**Written exercise:** Copy each line of the records that contains the word "Write".

**Data to use:**
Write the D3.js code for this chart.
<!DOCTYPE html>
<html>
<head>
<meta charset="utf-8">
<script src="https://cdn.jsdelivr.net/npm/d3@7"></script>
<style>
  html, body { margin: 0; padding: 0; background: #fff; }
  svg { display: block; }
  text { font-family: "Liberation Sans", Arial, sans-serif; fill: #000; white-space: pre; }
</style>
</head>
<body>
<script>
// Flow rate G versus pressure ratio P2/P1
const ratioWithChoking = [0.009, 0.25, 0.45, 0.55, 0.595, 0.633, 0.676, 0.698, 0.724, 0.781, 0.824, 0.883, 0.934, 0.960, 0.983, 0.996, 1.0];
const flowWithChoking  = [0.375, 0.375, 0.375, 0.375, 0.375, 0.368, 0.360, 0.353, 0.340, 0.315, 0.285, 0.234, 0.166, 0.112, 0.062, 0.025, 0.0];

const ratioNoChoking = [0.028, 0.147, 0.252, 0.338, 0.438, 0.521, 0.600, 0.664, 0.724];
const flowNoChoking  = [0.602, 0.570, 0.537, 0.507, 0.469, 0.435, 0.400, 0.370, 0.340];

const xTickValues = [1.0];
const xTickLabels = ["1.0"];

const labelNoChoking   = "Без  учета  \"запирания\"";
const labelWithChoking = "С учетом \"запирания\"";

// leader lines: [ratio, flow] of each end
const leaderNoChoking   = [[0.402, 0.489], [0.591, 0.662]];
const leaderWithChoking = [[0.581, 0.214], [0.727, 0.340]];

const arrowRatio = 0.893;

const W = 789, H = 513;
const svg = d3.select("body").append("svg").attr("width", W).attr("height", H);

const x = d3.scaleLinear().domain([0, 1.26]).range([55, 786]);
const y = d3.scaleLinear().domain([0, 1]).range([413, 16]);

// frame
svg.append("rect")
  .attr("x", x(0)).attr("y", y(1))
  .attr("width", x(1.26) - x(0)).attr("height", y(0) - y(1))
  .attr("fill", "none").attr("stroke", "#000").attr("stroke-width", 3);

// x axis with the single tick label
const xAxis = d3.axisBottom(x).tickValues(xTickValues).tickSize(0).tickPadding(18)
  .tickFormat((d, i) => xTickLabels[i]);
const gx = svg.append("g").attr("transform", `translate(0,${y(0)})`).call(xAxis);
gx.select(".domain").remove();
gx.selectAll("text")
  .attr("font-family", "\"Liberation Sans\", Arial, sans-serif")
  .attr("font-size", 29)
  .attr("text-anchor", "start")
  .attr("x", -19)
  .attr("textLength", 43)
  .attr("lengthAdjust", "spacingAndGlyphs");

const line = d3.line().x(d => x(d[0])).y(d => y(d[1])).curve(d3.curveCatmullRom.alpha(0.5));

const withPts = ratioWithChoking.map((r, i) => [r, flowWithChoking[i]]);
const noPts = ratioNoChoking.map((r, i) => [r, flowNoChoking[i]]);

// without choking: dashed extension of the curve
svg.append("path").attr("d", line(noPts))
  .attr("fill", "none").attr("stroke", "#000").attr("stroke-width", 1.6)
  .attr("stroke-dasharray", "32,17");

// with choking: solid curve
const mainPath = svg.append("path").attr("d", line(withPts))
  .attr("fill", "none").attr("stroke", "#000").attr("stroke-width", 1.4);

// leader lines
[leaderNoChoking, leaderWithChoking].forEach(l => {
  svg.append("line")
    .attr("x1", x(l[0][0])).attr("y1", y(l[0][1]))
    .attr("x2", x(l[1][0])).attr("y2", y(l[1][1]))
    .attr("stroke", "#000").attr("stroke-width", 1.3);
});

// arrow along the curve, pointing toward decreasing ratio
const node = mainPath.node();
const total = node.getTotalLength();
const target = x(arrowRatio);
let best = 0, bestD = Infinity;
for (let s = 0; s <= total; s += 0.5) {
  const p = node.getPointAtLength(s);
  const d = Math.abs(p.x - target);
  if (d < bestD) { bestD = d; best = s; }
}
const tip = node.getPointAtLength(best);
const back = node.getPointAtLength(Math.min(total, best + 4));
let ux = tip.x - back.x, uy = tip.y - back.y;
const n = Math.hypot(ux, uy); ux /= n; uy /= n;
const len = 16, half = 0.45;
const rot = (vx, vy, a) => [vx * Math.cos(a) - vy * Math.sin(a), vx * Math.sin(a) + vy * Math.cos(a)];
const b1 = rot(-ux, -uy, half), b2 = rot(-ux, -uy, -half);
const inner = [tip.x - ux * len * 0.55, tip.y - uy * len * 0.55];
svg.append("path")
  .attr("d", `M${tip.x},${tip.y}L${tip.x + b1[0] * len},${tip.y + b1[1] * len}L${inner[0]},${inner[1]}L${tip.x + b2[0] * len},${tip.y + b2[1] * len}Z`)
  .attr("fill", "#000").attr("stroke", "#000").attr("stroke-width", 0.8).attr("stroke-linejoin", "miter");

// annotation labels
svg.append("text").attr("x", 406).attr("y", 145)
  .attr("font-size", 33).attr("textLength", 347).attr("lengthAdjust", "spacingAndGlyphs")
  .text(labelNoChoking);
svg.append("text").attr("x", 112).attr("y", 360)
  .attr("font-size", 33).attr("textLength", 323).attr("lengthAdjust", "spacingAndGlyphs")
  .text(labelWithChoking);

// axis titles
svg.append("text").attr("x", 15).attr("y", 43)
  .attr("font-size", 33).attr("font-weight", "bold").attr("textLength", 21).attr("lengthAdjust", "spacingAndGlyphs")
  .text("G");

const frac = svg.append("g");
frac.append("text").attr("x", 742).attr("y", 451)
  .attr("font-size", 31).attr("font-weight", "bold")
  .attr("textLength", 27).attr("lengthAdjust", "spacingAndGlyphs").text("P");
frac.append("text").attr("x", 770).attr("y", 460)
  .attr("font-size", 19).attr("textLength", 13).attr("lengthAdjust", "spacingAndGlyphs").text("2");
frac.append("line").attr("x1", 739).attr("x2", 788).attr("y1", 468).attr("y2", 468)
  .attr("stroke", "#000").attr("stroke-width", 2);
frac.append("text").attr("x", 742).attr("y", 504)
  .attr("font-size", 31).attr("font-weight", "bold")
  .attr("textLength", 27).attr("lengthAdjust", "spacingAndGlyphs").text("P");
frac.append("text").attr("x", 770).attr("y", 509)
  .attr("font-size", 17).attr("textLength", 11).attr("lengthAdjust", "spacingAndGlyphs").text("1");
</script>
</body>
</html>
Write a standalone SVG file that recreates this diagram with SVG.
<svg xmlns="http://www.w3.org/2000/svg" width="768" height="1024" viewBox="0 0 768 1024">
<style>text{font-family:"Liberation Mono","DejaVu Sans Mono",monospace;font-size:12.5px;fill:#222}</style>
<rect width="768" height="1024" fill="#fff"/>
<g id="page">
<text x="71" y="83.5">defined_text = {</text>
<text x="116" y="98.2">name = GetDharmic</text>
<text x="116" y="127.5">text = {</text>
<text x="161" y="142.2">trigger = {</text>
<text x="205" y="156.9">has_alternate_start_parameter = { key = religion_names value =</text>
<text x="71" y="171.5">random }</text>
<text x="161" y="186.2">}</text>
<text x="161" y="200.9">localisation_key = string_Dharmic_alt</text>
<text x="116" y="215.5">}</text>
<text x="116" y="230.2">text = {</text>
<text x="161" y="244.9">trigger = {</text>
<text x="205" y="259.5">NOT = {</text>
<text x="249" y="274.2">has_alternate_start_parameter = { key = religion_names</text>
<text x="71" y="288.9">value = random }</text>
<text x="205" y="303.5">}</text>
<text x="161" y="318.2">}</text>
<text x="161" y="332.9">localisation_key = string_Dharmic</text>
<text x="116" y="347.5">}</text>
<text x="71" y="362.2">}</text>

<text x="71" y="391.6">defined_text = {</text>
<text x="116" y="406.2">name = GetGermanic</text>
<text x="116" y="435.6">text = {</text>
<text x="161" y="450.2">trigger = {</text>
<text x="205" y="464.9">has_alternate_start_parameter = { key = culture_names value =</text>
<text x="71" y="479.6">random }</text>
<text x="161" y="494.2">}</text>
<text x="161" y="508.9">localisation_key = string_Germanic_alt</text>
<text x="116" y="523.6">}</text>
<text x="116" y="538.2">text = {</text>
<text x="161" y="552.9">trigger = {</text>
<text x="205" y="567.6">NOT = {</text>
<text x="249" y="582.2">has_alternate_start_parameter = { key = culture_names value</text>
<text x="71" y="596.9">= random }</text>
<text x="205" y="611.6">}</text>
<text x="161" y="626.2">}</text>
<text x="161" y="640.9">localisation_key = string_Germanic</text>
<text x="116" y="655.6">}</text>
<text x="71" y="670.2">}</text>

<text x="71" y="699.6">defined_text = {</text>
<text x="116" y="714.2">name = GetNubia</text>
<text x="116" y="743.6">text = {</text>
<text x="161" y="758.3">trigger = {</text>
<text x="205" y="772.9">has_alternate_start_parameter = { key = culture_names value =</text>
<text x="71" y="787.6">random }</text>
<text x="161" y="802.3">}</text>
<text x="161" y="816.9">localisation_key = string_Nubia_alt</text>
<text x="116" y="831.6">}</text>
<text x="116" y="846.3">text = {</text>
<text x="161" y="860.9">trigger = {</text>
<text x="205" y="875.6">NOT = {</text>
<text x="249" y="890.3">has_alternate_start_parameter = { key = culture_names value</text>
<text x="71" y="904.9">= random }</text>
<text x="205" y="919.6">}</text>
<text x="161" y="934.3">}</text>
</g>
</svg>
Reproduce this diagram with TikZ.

**Answer to the task:**
Write the D3.js code for this chart.
Write a standalone SVG file that recreates this diagram with SVG.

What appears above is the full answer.